Bienestar and HDC are partnering to achieve organizational “firsts” with Nueva Esperanza joint venture.
For Bienestar, the Washington County-based organization that builds housing, hope, and community for the wellbeing of Latinxs, immigrants, and all families in need, Nueva Esperanza is a first in two respects.
The 150-unit, 13-building complex—soon to begin construction in Hillsboro—will be the largest and most complicated development project that Bienestar has undertaken in its 40-year history as an affordable housing provider.
And it will be Bienestar’s first housing community designed to meet the needs of two culturally specific communities: Latinx families and Somali immigrant families. Bienestar’s outreach to Somali residents is a new step for an organization that was founded to serve the housing needs of Latinx farmworkers, and is now expanding the focus of its mission to include other immigrant communities.
For HDC, Nueva Esperanza is also a first: it is our first joint-venture development. Though HDC has previously served as a development and asset management consultant to Bienestar, this is the first time we have partnered with Bienestar—or with any organization—in the role of codeveloper.
The partnership is the test-run of a new HDC pilot program, which supports organizations serving culturally specific communities to achieve hard-to-reach housing goals, including operational and capacity-building goals, by offering an enhanced level of technical support and risk-sharing.

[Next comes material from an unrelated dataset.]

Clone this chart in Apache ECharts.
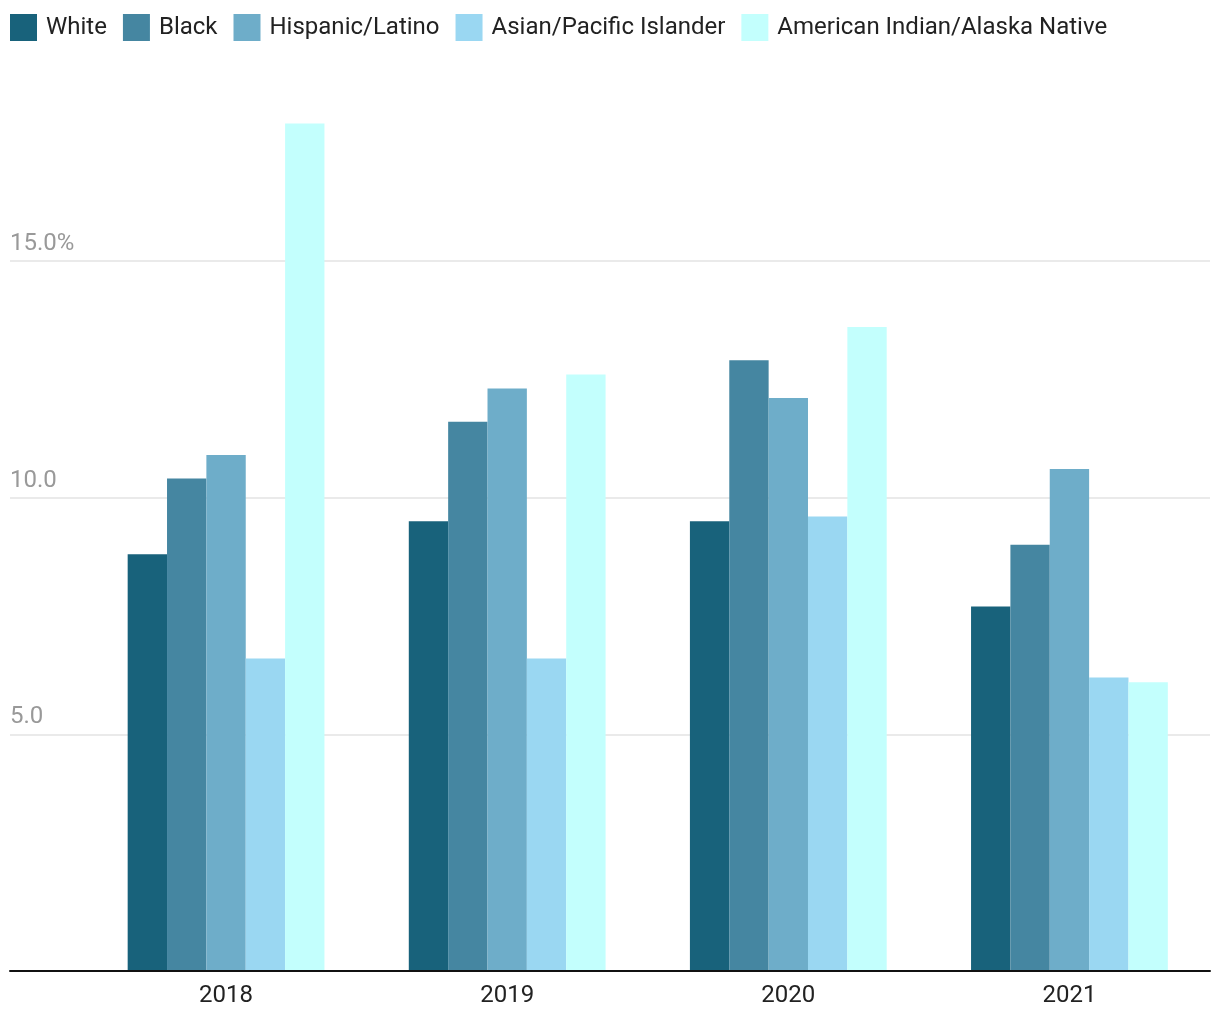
<!DOCTYPE html>
<html>
<head>
<meta charset="utf-8">
<script src="https://cdn.jsdelivr.net/npm/echarts@6/dist/echarts.min.js"></script>
<style>html,body{margin:0;padding:0;background:#fff}#c{width:1220px;height:1020px}</style>
</head>
<body>
<div id="c"></div>
<script>
var years = ['2018', '2019', '2020', '2021'];
var seriesNames = ['White', 'Black', 'Hispanic/Latino', 'Asian/Pacific Islander', 'American Indian/Alaska Native'];
var white = [8.8, 9.5, 9.5, 7.7];
var black = [10.4, 11.6, 12.9, 9.0];
var hispanic = [10.9, 12.3, 12.1, 10.6];
var asian = [6.6, 6.6, 9.6, 6.2];
var aian = [17.9, 12.6, 13.6, 6.1];
var colors = ['#18627b', '#4586a1', '#6eadc9', '#9ad7f2', '#c3fffd'];
var tickLabels = {5: '5.0', 10: '10.0', 15: '15.0%'};

var values = [white, black, hispanic, asian, aian];
var chart = echarts.init(document.getElementById('c'));
var font = 'Roboto, "Noto Sans", sans-serif';
chart.setOption({
  animation: false,
  textStyle: {fontFamily: font},
  legend: {
    left: 10, top: 14, padding: 0, itemWidth: 27, itemHeight: 27, itemGap: 16, icon: 'rect',
    textStyle: {fontSize: 24, color: '#222', fontFamily: font, padding: [0, 0, 0, 4]},
    data: seriesNames
  },
  grid: [
    {left: 10, right: 10, top: 24, bottom: 49},
    {left: 85.5, right: 10, top: 24, bottom: 49}
  ],
  xAxis: [
    {gridIndex: 0, type: 'value', min: 0, max: 1, axisLabel: {show: false}, axisTick: {show: false},
     splitLine: {show: false}, axisLine: {show: true, lineStyle: {color: '#111', width: 2}}, z: 10},
    {gridIndex: 1, type: 'category', data: years, axisLine: {show: false}, axisTick: {show: false},
     axisLabel: {fontSize: 24, color: '#222', margin: 13, fontFamily: font}}
  ],
  yAxis: [
    {gridIndex: 0, type: 'value', min: 0, max: 20, interval: 5,
     axisLine: {show: false}, axisTick: {show: false},
     axisLabel: {inside: true, margin: 0, fontSize: 24, color: '#999', verticalAlign: 'bottom', align: 'left',
       padding: [0, 0, 5, 0], fontFamily: font,
       formatter: function (v) { return tickLabels[v] || ''; }},
     splitLine: {show: true, showMinLine: false, showMaxLine: false, lineStyle: {color: '#e3e3e3', width: 1.5}}},
    {gridIndex: 1, type: 'value', min: 0, max: 20, interval: 5, show: false, splitLine: {show: false}}
  ],
  series: seriesNames.map(function (n, i) {
    return {
      name: n, type: 'bar', xAxisIndex: 1, yAxisIndex: 1, data: values[i],
      barGap: 0, barCategoryGap: '30%', itemStyle: {color: colors[i]}, z: 5
    };
  })
});
</script>
</body>
</html>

The program, and the partnership itself, tie to five-year goals established by HDC’s recently adopted 2021-26 strategic plan.
With a project team that includes Scott Edwards Architecture and LMC Construction, Nueva Esperanza is scheduled to begin construction early next year. One of the first developments funded by a $653 affordable housing bond passed by Metro voters in 2018, it will be built on land donated by project sponsor the City of Hillsboro. Other major funding partners and investors include Oregon Housing and Community Services, Meyer Memorial Trust, Enterprise Community Partners, Citibank, and JPMorgan Chase Bank.
We look forward to reporting out on the exciting work the Nueva Esperanza project team is doing to advance housing-justice goals—including taking innovative approaches to barrier reduction in areas such as minority contractor recruitment and resident screening. But first, we invite you to look back. We’re honored to share with you Bienestar’s capsule history of Nueva Esperanza:
Not long ago, the undeveloped parcel of land on 53rd Avenue, located in the heart of Hillsboro, Oregon, was surrounded not by tech companies, parks, and housing, but open fields. Latinx farmworkers nearby lived in campos (migrant camps) operated by the farmers who relied on their labor.
Migrants were drawn to Washington County, Oregon, and they brought with them the transformative power of esperanza (hope). They hoped for work that could sustain their families. They hoped for new opportunities for their children to flourish. They hoped for safe, stable housing.
Even when these promises proved to be false—when the hope for decent affordable housing was replaced by the reality of a migrant camp without running water or electricity—they persevered and kept hope alive. Without social services for people who looked and spoke like them, they developed institutions to serve their community, institutions whose legacy endures today.
“The esperanza in this project is the hope that those who came in the 1960s and 70s were dreaming of,” says Hector Hinojosa, one of the members of Bienestar’s Nueva Esperanza Project Advisory Committee. “Finally, we could have the hope that we came for all those years ago.”
Hector, like the other members of the committee, came to this region as a migrant worker in the 1960s. Together with his colleagues on the committee, he helped Bienestar develop Nueva Esperanza to bridge the past, present, and future. Our goal is to honor the legacy of those whose hope and determination led them to blaze the trail, while building quality affordable housing to serve the diverse community carrying those dreams into the future.